In the last example we talked about an architecture that fits a large ecommerce business with an established code base that needs some custom services on its web servers. In that scenario, the best transition to the cloud consisted of re-platforming from virtual machines in private data centers to cloud services in Microsoft Azure. That transition can still utilize a large portion of the company’s existing application code in those cloud services and only change what is necessary to make the new data layer work. But what if you aren’t trying to lift a large existing system into the cloud? What if you are writing a new application and you want to write it as a single-page application (SPA)? In this case, you have some different options and I would recommend a different pattern.
- It has a lot of static content that needs to be served efficiently and at low cost.
With this type of application, a cloud service is unnecessary (especially at first) since you do not need any access to the operating system and you don’t need to install any custom software on the underlying virtual machine host. In this case, you can use Azure App Service with Web Apps. It is a friendlier, more feature-rich and lower-cost hosting platform that is optimized for websites and HTTP APIs when all you need is an FTP endpoint for management and deployment and you want to deploy through source control. This hosting option also makes it very easy to add new features to your site, such as an API or mobile app, all under the same account and service tier.
Don’t forget that one of the biggest benefits of the cloud is being able to right-size your consumption. Only use what you need, and scale up or down to match the cost to your usage requirements. Table 1-15 will help you decide when to pick Cloud Services or App Service Web Apps based on the features you need.
|Cloud Services||App Service Web Apps|
|Need unhindered access to OS||Only need FTP|
|Need to scale indefinitely||Maximum 50 dedicated VMs|
|Manual/scripted deployment OK||Auto continuous deployment|
|Always dedicated VMs||Free/multitenant tier options|
|Always custom code||Prebuilt sites available|
Azure App Service is available in a wide range of service tiers. If you do not need a guaranteed SLA, you can use one of the multitenant options in which your site (or sites) run alongside other sites from other users on the same virtual machines. This multitenant hosting is available in two modes: Free and Shared. The Free mode has no cost and offers no special features or scaling. The Shared mode allows for custom DNS names and a limited amount of scale. If you want dedicated servers that are only running your sites (not multitenant), you can choose from three levels of dedicated options, Basic, Standard, and Premium, offering progressively better performance and scale.

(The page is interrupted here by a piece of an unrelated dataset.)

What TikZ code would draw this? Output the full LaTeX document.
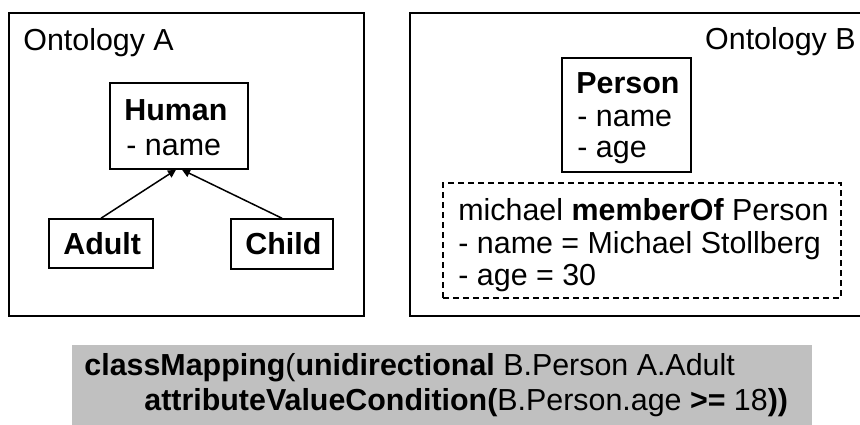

You should note that Azure App Service, even at the highest dedicated performance tier, only allows for a scale of up to 50 instances (unless you call Microsoft for an exception). This should be sufficient to handle a very large amount of throughput and number of concurrent users, but remember that you can also move to Cloud Service web roles. Since web roles are preconfigured as web servers and support all of the same programming languages, this move will be very easy. You should consider this the natural next step if your websites ever do need to cross that instance limit or if you need direct access to the underlying operating system.
Requirement 1: Web API
Both of those problems could be resolved through some advanced configuration, but why fight with that when there is an easier way? Rather than using a separate API app for your backend, what you need to do is to create a web API within your web app. This is the normal solution anyway; I just wanted to make sure you understood why API apps are not a good option for this scenario. For example, if you are using ASP.NET MVC to write your web app, adding some API controllers is as easy as a right-click in Visual Studio.
Requirement 2: Efficiently serve static content
Since this app will require scripts and other static content, such as stylesheets and images, to be highly available and quickly downloaded, it would be a good idea to host these in a location other than the same web server as the site. This way, the client web browser can download this content concurrently and cache it for repeated use and access. One option here is to use Blob Storage to host this content over HTTP. A better option, however, would be to use a content delivery network service so that users always access this content from a server geographically local to them, for the best possible performance. This is especially important if your site is serving customers globally, but it still helps for serving users across the same continent. Microsoft Azure does provide a CDN service that would be a good fit for this solution.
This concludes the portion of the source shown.